··· Listing
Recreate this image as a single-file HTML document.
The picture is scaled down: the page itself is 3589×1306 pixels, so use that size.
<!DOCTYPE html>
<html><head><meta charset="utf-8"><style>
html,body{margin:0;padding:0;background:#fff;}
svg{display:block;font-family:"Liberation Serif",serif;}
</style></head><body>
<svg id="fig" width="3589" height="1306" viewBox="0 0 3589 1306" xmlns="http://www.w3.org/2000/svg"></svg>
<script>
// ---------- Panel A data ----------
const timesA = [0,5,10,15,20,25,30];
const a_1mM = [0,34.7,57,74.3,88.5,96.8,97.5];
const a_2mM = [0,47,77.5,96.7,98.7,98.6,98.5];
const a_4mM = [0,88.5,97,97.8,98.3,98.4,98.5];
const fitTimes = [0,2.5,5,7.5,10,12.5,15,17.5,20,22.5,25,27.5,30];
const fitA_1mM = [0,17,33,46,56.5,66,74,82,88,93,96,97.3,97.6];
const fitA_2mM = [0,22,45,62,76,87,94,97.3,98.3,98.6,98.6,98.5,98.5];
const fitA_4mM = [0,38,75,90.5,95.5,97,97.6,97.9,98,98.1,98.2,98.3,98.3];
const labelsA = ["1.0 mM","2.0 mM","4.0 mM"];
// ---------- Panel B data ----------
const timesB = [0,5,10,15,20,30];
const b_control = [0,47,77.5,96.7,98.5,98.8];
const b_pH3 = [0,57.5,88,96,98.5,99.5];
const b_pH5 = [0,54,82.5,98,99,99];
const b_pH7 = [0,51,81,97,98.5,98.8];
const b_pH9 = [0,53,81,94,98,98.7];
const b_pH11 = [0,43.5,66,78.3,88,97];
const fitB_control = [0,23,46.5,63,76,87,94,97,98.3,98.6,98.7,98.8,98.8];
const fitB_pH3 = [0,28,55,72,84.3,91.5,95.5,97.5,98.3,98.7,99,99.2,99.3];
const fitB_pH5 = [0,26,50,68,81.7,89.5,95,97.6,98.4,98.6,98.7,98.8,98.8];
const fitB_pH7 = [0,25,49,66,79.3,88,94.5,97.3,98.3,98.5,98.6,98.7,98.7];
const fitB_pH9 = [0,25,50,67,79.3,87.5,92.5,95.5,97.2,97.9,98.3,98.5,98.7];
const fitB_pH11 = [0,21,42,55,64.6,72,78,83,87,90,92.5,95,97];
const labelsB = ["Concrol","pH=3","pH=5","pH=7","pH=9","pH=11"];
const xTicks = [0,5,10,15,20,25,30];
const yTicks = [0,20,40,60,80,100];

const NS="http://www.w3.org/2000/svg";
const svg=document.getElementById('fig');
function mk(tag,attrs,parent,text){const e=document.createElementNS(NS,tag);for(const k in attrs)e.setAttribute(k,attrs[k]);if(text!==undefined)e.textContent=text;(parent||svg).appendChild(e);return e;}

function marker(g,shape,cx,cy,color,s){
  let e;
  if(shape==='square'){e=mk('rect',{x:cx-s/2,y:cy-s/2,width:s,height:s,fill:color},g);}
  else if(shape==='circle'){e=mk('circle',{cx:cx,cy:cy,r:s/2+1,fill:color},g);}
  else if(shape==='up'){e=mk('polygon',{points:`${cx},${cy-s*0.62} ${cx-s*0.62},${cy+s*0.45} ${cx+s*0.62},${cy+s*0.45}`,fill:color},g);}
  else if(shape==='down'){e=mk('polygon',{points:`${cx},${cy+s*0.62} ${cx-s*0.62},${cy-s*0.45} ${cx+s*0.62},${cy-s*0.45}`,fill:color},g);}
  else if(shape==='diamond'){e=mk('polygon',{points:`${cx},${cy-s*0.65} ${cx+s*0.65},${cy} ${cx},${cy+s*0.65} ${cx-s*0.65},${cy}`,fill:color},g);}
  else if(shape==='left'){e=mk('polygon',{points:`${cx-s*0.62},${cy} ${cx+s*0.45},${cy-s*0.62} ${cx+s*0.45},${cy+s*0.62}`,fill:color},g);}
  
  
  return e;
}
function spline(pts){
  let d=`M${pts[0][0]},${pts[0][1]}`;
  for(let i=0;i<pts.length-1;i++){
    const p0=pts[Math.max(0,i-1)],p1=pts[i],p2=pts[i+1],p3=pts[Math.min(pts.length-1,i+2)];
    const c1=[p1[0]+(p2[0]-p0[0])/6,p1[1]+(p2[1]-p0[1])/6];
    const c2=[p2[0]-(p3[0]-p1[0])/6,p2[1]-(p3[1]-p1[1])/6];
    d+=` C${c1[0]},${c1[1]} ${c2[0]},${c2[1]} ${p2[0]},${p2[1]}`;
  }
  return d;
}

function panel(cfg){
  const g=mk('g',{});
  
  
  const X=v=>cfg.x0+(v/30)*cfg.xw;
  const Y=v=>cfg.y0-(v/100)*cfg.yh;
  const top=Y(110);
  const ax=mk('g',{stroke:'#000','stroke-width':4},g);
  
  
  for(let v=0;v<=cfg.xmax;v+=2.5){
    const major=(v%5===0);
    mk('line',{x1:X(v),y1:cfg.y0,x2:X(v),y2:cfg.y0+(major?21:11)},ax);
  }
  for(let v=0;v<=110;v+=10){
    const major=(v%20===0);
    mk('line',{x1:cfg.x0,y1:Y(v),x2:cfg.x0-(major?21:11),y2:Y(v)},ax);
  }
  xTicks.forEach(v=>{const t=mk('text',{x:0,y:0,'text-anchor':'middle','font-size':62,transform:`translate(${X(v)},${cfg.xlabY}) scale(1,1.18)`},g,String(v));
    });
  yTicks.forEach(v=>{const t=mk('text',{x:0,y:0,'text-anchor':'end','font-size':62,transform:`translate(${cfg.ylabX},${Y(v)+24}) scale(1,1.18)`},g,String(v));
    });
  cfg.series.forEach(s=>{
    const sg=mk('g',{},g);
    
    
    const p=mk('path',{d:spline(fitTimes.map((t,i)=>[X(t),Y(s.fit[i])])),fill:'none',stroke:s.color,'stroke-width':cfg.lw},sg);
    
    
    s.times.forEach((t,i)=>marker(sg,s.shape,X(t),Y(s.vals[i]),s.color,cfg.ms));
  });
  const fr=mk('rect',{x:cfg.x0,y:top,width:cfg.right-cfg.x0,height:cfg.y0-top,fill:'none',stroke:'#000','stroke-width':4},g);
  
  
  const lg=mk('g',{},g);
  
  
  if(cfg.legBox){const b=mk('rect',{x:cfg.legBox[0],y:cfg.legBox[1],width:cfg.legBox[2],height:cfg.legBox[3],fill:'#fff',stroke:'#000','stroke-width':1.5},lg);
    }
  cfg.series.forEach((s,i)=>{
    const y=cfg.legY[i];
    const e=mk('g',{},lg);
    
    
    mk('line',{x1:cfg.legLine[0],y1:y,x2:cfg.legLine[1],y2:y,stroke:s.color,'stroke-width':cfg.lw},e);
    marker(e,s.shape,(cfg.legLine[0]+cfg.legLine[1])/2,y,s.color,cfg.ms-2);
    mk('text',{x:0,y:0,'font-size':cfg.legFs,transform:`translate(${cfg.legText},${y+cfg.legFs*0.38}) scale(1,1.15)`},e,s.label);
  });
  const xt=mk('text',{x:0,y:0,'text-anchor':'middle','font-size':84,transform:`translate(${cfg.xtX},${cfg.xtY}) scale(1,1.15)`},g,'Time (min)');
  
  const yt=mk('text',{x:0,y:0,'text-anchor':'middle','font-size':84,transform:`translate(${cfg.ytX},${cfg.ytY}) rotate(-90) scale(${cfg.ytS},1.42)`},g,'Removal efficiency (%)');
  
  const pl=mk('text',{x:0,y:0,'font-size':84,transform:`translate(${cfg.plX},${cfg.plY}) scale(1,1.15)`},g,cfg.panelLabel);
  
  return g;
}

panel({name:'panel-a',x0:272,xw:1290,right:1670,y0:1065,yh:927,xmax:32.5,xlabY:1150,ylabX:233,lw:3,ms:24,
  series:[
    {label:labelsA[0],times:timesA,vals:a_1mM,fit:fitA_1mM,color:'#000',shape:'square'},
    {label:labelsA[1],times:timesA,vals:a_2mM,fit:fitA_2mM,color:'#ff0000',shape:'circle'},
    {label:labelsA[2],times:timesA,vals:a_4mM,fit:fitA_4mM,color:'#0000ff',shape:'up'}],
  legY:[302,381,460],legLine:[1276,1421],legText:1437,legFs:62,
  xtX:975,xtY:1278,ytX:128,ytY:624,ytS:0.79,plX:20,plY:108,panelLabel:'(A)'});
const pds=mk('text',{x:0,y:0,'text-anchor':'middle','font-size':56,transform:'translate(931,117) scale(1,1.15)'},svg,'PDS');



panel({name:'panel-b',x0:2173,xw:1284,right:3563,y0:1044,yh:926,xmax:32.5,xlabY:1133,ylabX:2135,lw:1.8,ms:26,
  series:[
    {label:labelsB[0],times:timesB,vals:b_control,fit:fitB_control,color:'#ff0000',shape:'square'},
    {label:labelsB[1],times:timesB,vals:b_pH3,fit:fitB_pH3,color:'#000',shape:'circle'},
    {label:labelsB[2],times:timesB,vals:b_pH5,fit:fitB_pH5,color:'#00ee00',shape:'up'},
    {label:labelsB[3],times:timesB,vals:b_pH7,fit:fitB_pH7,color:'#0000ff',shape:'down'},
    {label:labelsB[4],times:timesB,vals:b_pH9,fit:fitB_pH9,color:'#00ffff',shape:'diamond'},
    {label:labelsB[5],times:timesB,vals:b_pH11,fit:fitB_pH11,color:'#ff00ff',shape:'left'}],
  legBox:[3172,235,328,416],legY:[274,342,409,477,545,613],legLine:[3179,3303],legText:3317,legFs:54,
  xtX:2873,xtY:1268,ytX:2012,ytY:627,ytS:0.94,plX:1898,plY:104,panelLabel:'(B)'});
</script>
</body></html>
······
··· Listing
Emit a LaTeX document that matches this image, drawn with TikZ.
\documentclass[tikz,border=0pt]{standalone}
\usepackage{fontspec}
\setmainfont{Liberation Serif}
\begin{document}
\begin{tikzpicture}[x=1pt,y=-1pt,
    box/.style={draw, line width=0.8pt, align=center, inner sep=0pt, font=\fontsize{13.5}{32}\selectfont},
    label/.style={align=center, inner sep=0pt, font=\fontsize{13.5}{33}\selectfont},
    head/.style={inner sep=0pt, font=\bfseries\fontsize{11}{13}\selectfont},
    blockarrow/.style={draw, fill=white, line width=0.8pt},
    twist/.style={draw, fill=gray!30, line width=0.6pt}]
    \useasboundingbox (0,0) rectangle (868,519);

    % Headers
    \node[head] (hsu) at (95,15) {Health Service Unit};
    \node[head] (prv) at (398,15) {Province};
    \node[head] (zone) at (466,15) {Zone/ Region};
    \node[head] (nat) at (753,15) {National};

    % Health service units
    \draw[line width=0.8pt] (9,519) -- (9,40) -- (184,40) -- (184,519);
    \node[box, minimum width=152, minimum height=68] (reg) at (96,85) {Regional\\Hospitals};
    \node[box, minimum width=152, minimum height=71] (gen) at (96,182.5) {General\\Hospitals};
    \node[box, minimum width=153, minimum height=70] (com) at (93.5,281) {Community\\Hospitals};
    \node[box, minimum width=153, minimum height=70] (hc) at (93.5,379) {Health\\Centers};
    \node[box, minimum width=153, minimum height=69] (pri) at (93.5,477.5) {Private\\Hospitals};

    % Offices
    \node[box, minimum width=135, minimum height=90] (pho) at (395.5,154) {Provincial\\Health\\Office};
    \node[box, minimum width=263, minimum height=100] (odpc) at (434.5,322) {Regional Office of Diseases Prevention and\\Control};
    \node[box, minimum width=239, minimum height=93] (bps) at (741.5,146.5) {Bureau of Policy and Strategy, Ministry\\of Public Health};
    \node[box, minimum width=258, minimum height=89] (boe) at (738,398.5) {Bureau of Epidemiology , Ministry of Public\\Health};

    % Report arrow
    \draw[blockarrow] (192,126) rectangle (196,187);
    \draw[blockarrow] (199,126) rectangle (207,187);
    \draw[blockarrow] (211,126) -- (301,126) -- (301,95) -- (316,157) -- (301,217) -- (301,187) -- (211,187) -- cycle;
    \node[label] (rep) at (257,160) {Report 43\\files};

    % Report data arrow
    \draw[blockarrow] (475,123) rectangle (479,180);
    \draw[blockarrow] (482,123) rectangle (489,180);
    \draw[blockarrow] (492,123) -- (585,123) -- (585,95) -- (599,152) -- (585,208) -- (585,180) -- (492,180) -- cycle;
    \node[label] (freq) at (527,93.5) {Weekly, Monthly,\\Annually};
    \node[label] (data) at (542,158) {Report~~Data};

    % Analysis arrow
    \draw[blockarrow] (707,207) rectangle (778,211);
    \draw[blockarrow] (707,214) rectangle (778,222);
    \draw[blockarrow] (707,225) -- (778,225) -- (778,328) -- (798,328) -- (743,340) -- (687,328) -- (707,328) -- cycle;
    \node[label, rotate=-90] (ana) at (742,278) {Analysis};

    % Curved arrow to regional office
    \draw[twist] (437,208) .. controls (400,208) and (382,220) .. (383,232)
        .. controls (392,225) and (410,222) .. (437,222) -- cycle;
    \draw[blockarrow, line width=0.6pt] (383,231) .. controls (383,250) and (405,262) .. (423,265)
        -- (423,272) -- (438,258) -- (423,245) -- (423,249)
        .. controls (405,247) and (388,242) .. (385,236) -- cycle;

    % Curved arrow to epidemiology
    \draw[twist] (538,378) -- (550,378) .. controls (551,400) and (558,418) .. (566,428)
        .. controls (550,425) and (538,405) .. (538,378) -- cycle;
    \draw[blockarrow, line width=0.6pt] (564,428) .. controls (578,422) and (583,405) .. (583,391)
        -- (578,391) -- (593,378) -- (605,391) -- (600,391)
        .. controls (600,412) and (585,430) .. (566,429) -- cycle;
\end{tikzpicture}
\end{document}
······
- [Work to do] Extract and output the part that opens with the line containing "Emit a LaTeX" and closes with the line containing "width=153, minimum height=69]", unchanged, ends included.

- [Problem solution]
Emit a LaTeX document that matches this image, drawn with TikZ.
\documentclass[tikz,border=0pt]{standalone}
\usepackage{fontspec}
\setmainfont{Liberation Serif}
\begin{document}
\begin{tikzpicture}[x=1pt,y=-1pt,
    box/.style={draw, line width=0.8pt, align=center, inner sep=0pt, font=\fontsize{13.5}{32}\selectfont},
    label/.style={align=center, inner sep=0pt, font=\fontsize{13.5}{33}\selectfont},
    head/.style={inner sep=0pt, font=\bfseries\fontsize{11}{13}\selectfont},
    blockarrow/.style={draw, fill=white, line width=0.8pt},
    twist/.style={draw, fill=gray!30, line width=0.6pt}]
    \useasboundingbox (0,0) rectangle (868,519);

    % Headers
    \node[head] (hsu) at (95,15) {Health Service Unit};
    \node[head] (prv) at (398,15) {Province};
    \node[head] (zone) at (466,15) {Zone/ Region};
    \node[head] (nat) at (753,15) {National};

    % Health service units
    \draw[line width=0.8pt] (9,519) -- (9,40) -- (184,40) -- (184,519);
    \node[box, minimum width=152, minimum height=68] (reg) at (96,85) {Regional\\Hospitals};
    \node[box, minimum width=152, minimum height=71] (gen) at (96,182.5) {General\\Hospitals};
    \node[box, minimum width=153, minimum height=70] (com) at (93.5,281) {Community\\Hospitals};
    \node[box, minimum width=153, minimum height=70] (hc) at (93.5,379) {Health\\Centers};
    \node[box, minimum width=153, minimum height=69] (pri) at (93.5,477.5) {Private\\Hospitals};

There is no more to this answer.